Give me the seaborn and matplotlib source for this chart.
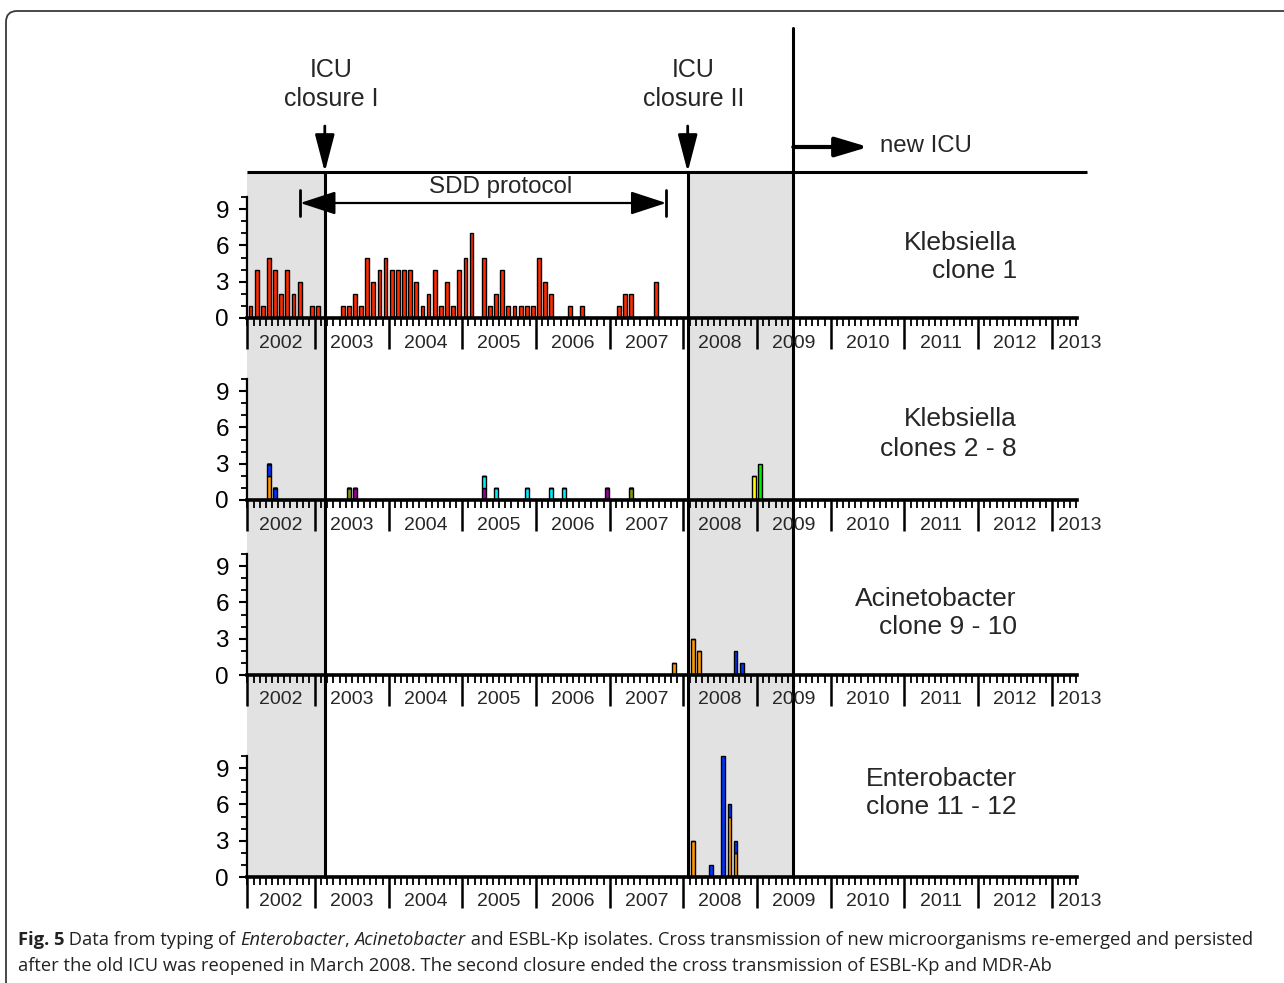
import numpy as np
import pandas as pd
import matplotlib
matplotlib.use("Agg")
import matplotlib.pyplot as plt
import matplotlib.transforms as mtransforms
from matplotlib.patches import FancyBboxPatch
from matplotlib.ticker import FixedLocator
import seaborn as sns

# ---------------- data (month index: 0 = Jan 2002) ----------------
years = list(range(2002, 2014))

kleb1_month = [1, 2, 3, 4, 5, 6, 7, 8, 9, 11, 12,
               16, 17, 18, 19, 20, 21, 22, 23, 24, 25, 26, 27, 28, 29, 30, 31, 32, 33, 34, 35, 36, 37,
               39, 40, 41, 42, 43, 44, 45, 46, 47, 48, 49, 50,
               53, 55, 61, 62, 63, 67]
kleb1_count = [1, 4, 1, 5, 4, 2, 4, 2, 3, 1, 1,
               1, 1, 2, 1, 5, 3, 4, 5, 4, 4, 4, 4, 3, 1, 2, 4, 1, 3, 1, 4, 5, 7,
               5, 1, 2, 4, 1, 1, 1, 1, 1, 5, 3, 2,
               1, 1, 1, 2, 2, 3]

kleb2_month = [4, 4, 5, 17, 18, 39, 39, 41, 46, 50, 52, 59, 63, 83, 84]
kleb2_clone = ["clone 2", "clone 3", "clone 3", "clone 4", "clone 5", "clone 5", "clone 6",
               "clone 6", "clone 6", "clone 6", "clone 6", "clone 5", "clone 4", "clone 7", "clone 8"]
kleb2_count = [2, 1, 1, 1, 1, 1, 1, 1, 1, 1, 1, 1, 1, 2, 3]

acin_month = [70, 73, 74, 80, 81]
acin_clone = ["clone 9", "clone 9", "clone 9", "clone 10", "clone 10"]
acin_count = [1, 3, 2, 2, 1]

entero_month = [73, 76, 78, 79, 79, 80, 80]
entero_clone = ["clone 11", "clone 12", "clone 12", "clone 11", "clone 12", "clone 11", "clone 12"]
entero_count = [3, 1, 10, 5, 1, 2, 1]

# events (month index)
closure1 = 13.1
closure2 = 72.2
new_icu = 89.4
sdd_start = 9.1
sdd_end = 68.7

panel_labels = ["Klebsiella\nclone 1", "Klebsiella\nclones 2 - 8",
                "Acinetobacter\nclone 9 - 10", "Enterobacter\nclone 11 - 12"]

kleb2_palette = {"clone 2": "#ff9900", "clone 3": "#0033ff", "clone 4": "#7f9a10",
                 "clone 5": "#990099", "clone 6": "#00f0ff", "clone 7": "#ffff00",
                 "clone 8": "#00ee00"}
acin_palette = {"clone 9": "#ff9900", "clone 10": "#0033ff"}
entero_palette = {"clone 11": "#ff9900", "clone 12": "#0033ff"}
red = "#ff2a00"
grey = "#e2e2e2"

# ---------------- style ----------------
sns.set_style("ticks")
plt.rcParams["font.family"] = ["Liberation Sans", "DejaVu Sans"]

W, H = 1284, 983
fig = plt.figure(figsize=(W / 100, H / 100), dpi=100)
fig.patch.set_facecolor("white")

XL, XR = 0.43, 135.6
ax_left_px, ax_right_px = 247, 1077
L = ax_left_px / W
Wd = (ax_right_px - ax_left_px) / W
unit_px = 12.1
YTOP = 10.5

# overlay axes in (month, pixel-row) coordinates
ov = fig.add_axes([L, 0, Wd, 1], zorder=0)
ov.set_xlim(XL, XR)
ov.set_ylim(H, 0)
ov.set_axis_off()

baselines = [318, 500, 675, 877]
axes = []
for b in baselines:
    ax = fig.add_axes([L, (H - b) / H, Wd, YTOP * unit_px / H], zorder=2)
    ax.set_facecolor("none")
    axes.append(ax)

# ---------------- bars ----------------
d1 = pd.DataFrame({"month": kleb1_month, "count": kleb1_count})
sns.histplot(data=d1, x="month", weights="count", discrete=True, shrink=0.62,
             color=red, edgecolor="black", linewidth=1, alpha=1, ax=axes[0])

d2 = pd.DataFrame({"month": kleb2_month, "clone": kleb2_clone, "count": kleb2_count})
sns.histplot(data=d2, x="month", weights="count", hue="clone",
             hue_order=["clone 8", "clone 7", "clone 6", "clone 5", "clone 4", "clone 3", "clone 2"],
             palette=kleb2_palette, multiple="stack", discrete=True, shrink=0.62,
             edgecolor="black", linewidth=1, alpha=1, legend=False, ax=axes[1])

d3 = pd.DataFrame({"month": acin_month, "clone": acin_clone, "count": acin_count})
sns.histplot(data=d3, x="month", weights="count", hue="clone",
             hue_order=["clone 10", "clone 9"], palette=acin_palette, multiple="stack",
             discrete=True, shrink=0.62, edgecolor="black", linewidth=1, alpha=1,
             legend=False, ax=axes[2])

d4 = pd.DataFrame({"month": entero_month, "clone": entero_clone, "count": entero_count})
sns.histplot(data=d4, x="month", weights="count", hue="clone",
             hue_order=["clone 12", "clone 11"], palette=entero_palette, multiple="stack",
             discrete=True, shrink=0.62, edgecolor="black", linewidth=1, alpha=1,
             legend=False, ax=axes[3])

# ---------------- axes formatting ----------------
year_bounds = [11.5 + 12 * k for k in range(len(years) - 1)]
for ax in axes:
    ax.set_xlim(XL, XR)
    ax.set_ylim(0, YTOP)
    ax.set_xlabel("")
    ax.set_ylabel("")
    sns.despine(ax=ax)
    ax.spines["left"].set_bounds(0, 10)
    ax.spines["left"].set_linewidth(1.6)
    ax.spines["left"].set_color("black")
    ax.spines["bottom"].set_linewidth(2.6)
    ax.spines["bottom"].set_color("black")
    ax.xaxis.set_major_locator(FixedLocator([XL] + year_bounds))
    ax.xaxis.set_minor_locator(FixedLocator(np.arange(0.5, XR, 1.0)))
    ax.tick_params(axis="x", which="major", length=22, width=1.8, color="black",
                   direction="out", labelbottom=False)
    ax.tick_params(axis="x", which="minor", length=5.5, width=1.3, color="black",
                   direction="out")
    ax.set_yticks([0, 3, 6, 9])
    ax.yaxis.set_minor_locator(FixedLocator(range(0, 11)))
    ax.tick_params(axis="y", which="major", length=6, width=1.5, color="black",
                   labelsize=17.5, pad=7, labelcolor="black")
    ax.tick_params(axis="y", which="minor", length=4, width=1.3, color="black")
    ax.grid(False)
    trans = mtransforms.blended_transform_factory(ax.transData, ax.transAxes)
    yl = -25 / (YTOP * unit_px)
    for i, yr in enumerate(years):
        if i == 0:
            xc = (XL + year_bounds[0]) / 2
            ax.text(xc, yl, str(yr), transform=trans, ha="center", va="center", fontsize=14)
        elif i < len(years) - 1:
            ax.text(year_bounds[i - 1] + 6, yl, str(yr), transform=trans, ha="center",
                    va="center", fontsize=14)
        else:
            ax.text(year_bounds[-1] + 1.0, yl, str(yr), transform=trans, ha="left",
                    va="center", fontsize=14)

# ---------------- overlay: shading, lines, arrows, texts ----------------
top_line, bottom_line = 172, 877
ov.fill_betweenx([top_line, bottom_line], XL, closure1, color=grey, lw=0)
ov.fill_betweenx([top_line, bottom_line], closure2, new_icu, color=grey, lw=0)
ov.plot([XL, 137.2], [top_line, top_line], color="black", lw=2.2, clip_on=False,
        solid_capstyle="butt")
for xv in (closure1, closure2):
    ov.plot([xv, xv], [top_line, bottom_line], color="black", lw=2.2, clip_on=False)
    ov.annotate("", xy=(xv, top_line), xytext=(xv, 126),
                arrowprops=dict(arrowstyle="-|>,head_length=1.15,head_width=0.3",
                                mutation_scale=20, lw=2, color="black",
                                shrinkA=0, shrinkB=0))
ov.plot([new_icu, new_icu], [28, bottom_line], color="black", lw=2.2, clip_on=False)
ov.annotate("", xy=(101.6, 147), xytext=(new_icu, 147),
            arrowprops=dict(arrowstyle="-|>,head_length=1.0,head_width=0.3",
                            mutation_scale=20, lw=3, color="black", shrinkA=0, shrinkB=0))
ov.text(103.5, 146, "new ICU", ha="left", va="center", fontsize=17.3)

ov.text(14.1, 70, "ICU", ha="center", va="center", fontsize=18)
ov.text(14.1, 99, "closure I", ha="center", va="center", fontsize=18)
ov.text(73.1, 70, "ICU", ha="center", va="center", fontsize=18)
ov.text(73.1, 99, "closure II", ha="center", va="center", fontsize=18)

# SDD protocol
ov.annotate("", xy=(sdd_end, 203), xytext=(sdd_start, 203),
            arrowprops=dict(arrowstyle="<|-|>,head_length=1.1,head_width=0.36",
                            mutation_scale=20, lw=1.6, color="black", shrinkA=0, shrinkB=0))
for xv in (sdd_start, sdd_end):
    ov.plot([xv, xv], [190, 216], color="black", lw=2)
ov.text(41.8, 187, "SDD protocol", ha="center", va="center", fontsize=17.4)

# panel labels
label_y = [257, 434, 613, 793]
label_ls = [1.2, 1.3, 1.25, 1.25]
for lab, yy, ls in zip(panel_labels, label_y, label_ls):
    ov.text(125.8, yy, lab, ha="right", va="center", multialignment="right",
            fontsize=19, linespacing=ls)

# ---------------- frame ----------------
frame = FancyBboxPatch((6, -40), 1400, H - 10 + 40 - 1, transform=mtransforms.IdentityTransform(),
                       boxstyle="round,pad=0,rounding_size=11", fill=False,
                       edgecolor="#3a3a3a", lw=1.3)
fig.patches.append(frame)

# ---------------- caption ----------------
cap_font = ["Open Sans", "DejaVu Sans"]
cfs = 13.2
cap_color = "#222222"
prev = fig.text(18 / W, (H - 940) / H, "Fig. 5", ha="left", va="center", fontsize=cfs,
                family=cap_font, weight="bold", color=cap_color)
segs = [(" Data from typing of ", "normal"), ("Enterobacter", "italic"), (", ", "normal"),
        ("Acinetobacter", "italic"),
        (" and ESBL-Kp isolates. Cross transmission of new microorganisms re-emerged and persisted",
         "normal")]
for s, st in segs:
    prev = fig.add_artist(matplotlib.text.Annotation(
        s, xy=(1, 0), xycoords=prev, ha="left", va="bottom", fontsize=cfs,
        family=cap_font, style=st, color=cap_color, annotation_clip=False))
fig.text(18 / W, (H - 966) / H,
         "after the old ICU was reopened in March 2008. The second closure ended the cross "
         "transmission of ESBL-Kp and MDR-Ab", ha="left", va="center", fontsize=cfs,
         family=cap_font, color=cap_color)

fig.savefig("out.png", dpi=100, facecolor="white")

------------------------------------------------

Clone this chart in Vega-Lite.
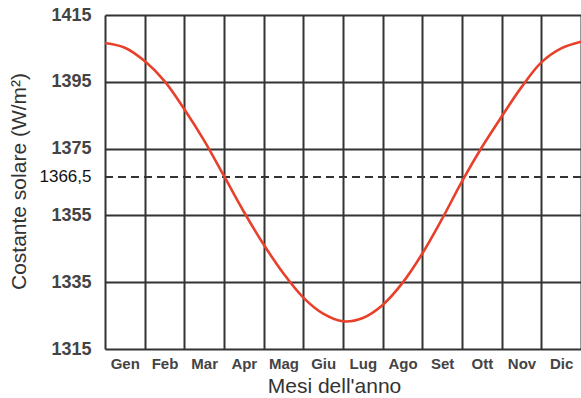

------------------------------------------------

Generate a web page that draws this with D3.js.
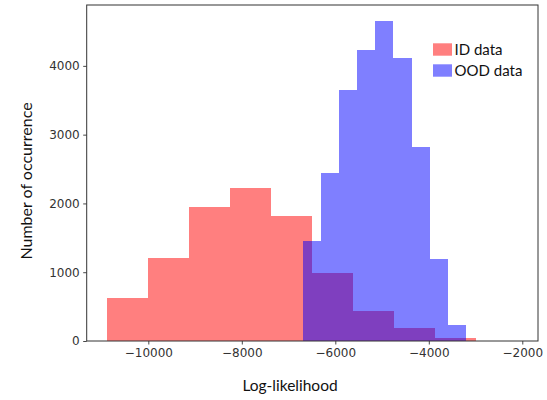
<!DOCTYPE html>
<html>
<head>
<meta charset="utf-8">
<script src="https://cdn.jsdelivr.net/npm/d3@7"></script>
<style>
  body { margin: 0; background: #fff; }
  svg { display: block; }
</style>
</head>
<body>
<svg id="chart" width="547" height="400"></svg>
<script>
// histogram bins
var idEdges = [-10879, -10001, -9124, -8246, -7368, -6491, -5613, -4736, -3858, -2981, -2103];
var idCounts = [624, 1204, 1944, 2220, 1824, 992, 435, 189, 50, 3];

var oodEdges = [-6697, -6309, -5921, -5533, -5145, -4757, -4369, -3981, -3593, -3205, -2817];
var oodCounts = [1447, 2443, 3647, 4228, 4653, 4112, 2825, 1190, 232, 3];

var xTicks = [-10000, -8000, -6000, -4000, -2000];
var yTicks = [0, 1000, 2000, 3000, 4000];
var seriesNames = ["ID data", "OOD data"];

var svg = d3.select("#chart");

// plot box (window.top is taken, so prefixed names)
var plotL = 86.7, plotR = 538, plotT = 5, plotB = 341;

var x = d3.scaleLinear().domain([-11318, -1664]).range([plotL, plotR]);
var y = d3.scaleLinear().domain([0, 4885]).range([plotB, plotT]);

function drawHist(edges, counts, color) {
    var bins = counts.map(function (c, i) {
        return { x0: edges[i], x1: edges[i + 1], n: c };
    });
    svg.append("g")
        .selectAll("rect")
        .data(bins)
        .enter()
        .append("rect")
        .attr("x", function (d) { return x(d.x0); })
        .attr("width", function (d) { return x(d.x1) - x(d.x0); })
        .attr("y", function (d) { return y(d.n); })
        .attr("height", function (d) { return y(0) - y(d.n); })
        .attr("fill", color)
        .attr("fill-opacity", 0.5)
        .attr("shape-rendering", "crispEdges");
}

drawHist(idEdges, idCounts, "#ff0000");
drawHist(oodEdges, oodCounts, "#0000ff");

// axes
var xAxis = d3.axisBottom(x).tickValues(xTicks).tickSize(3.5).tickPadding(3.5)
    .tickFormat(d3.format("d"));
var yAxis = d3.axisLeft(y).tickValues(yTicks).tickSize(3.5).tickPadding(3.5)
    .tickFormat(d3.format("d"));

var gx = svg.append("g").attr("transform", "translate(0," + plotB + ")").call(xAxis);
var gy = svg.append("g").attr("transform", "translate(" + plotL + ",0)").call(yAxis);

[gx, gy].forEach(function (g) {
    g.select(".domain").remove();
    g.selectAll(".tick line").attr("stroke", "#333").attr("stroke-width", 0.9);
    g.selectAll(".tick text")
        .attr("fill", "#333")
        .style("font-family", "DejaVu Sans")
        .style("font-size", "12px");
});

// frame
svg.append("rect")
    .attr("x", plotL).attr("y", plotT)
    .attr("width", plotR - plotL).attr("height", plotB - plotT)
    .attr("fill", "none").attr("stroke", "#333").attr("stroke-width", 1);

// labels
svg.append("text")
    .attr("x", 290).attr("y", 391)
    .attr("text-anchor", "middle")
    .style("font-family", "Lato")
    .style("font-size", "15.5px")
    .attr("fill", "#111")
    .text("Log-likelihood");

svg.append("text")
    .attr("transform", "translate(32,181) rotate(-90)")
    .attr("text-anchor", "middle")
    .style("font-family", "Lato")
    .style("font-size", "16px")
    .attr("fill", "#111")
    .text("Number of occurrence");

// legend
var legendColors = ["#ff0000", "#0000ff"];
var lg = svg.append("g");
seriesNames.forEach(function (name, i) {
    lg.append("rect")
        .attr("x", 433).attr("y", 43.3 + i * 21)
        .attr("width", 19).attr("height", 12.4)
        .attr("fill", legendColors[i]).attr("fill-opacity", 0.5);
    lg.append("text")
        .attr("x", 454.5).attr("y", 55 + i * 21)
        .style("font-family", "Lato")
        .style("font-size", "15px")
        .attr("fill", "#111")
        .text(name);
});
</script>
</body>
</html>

------------------------------------------------

Do this
Each line of the data that includes the word "matplotlib" counts once; report the total and nothing more.

Response
8